Pesticides : une politique durable encore à construire en Wallonie
La Cour des comptes a récemment publié un rapport critique sur la politique d’utilisation durable des pesticides en région wallonne. Si l’objectif est d’aligner les pratiques agricoles avec les ambitions européennes de préservation de la biodiversité, l’audit met en lumière de nombreuses carences entravant l’efficacité de cette politique.

L’état de la biodiversité en Wallonie est préoccupant, notamment dans les zones agricoles où l’utilisation des pesticides affecte fortement la biodiversité dite « ordinaire ». Depuis 2004, les quantités de pesticides utilisées restent globalement stables, ce qui ne permet pas d’inverser la tendance.
Enchevêtrement de compétences et données insuffisantes
La répartition des compétences entre les niveaux fédéral et régional complique la gouvernance. Les responsabilités en matière de vente et d’utilisation des pesticides sont partagées, rendant la politique difficile à coordonner. Les données de vente sont, par exemple, disponibles uniquement au niveau fédéral, tandis que les usages agricoles sont extrapolés à partir d’échantillons peu représentatifs, notamment dans les cultures de pommes de terre, grandes consommatrices de pesticides.
En réponse à une exigence européenne, un registre électronique des usages professionnels sera mis en place à partir de janvier 2026 en Wallonie. Aucun outil centralisé n’est toutefois prévu pour exploiter ces données de manière efficace, faute d’accord entre entités.

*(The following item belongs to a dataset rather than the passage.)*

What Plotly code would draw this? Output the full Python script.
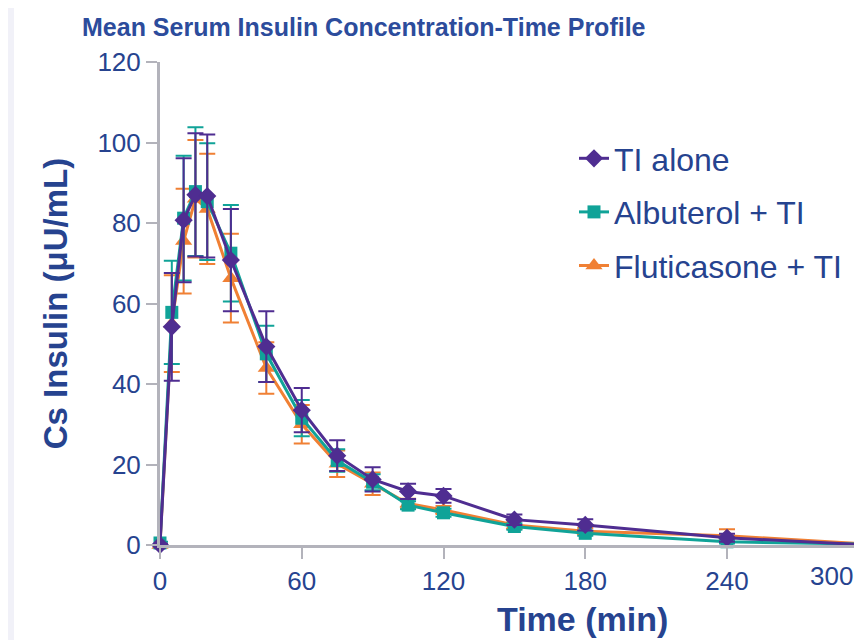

La réduction des pesticides ne se limite pas aux quantités, elle concerne aussi les risques pour la santé et l’environnement. Or, les indicateurs de risques harmonisés au niveau européen sont récents et peu précis. En Wallonie, plusieurs indicateurs ont été abandonnés ou sont encore en cours de développement, sans qu’ils soient associés à des objectifs chiffrés ou contraignants. La surveillance des pesticides les plus dangereux, pourtant obligatoire, reste inopérante.
Des programmes mal définis et peu suivis
Le troisième programme wallon de réduction des pesticides (PWRP3), couvrant la période 2023-2027, vise une réduction de 50 % de l’empreinte pesticides d’ici 2030. Toutefois, cet objectif reste vague, sans méthode de mesure ni étapes intermédiaires définies. Le programme manque de priorisation stratégique et d’indicateurs clairs, ce qui nuit à sa lisibilité et à son efficacité. L’efficacité des mesures adoptées est rarement mesurée. La lutte intégrée contre les ravageurs, par exemple, est peu évaluée. Par ailleurs, plusieurs mesures importantes du programme précédent (2018-2022), comme la révision de l’arrêté pesticides ou la désignation de zones vulnérables, sont toujours en attente.
La coordination entre les différents plans liés à l’agriculture et à l’environnement est insuffisante. La coexistence de plusieurs plans (Pac, plans bio, gestion de l’eau…) sans vision globale crée une dilution des efforts. De plus, la séparation des ministères compétents (Environnement et Agriculture) complique l’harmonisation des actions. La Cour des comptes invite les autorités à renforcer la coordination, à clarifier les responsabilités, à améliorer la collecte et l’exploitation des données et à fixer des objectifs mesurables. Une politique de réduction des pesticides efficace est essentielle pour enrayer l’érosion de la biodiversité en Wallonie, particulièrement en milieu agricole.